REQUIRED TASK | Only the pictures are omitted; repeat all other data exactly.

(Code that draws figures)

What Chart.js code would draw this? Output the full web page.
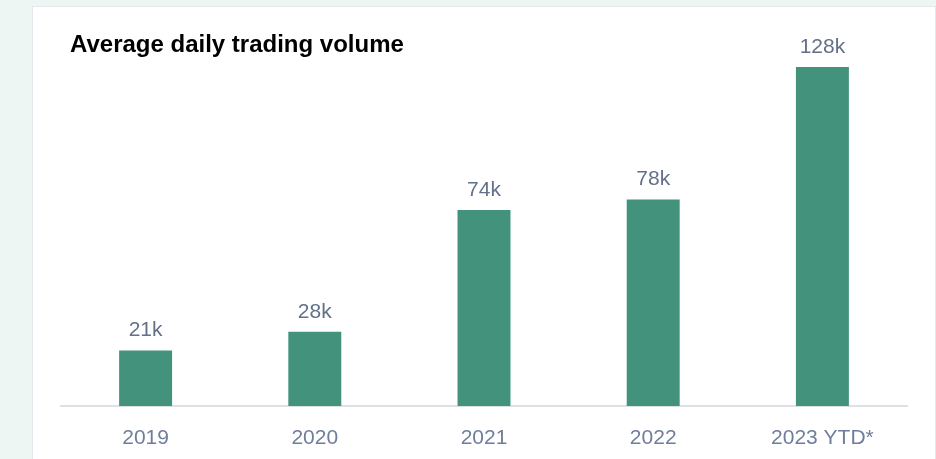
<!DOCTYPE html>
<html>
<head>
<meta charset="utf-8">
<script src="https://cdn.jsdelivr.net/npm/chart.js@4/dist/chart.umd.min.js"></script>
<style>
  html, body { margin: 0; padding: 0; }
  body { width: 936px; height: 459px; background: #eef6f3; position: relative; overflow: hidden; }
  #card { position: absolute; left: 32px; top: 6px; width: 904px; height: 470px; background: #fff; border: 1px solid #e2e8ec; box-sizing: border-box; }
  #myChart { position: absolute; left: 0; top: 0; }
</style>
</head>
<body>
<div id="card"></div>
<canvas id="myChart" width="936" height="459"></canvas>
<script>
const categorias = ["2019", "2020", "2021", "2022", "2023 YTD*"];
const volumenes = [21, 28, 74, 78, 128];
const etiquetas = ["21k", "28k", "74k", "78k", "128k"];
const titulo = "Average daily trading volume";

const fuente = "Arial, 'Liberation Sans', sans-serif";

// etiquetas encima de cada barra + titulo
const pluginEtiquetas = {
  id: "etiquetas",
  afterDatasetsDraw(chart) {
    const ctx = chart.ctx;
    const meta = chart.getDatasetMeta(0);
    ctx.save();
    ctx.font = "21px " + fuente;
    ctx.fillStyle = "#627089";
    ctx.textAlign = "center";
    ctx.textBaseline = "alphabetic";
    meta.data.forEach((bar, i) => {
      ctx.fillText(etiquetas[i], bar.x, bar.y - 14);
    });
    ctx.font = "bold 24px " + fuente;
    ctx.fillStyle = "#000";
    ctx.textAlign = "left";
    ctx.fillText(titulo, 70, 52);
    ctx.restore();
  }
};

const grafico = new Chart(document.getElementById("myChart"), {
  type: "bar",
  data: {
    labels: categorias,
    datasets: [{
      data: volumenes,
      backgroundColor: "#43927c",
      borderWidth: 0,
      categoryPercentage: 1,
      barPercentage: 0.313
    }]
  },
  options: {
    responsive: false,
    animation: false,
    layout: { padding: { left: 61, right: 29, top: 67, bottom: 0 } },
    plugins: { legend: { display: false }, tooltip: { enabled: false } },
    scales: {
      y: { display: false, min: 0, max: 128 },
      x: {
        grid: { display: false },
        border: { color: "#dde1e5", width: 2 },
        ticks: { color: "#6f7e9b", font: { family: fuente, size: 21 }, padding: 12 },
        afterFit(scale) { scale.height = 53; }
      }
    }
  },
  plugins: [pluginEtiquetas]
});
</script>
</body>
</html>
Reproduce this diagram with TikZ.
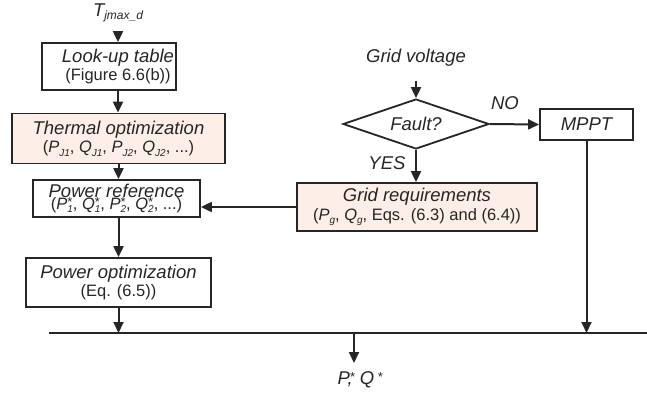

EXPECTED ANSWER |
What Chart.js code would draw this? Output the full web page.
<!DOCTYPE html>
<html>
<head>
<meta charset="utf-8">
<script src="https://cdn.jsdelivr.net/npm/chart.js@4/dist/chart.umd.min.js"></script>
<style>
  html, body { margin: 0; padding: 0; }
  body { width: 936px; height: 459px; background: #eef6f3; position: relative; overflow: hidden; }
  #card { position: absolute; left: 32px; top: 6px; width: 904px; height: 470px; background: #fff; border: 1px solid #e2e8ec; box-sizing: border-box; }
  #myChart { position: absolute; left: 0; top: 0; }
</style>
</head>
<body>
<div id="card"></div>
<canvas id="myChart" width="936" height="459"></canvas>
<script>
const categorias = ["2019", "2020", "2021", "2022", "2023 YTD*"];
const volumenes = [21, 28, 74, 78, 128];
const etiquetas = ["21k", "28k", "74k", "78k", "128k"];
const titulo = "Average daily trading volume";

const fuente = "Arial, 'Liberation Sans', sans-serif";

// etiquetas encima de cada barra + titulo
const pluginEtiquetas = {
  id: "etiquetas",
  afterDatasetsDraw(chart) {
    const ctx = chart.ctx;
    const meta = chart.getDatasetMeta(0);
    ctx.save();
    ctx.font = "21px " + fuente;
    ctx.fillStyle = "#627089";
    ctx.textAlign = "center";
    ctx.textBaseline = "alphabetic";
    meta.data.forEach((bar, i) => {
      ctx.fillText(etiquetas[i], bar.x, bar.y - 14);
    });
    ctx.font = "bold 24px " + fuente;
    ctx.fillStyle = "#000";
    ctx.textAlign = "left";
    ctx.fillText(titulo, 70, 52);
    ctx.restore();
  }
};

const grafico = new Chart(document.getElementById("myChart"), {
  type: "bar",
  data: {
    labels: categorias,
    datasets: [{
      data: volumenes,
      backgroundColor: "#43927c",
      borderWidth: 0,
      categoryPercentage: 1,
      barPercentage: 0.313
    }]
  },
  options: {
    responsive: false,
    animation: false,
    layout: { padding: { left: 61, right: 29, top: 67, bottom: 0 } },
    plugins: { legend: { display: false }, tooltip: { enabled: false } },
    scales: {
      y: { display: false, min: 0, max: 128 },
      x: {
        grid: { display: false },
        border: { color: "#dde1e5", width: 2 },
        ticks: { color: "#6f7e9b", font: { family: fuente, size: 21 }, padding: 12 },
        afterFit(scale) { scale.height = 53; }
      }
    }
  },
  plugins: [pluginEtiquetas]
});
</script>
</body>
</html>
Reproduce this diagram with TikZ.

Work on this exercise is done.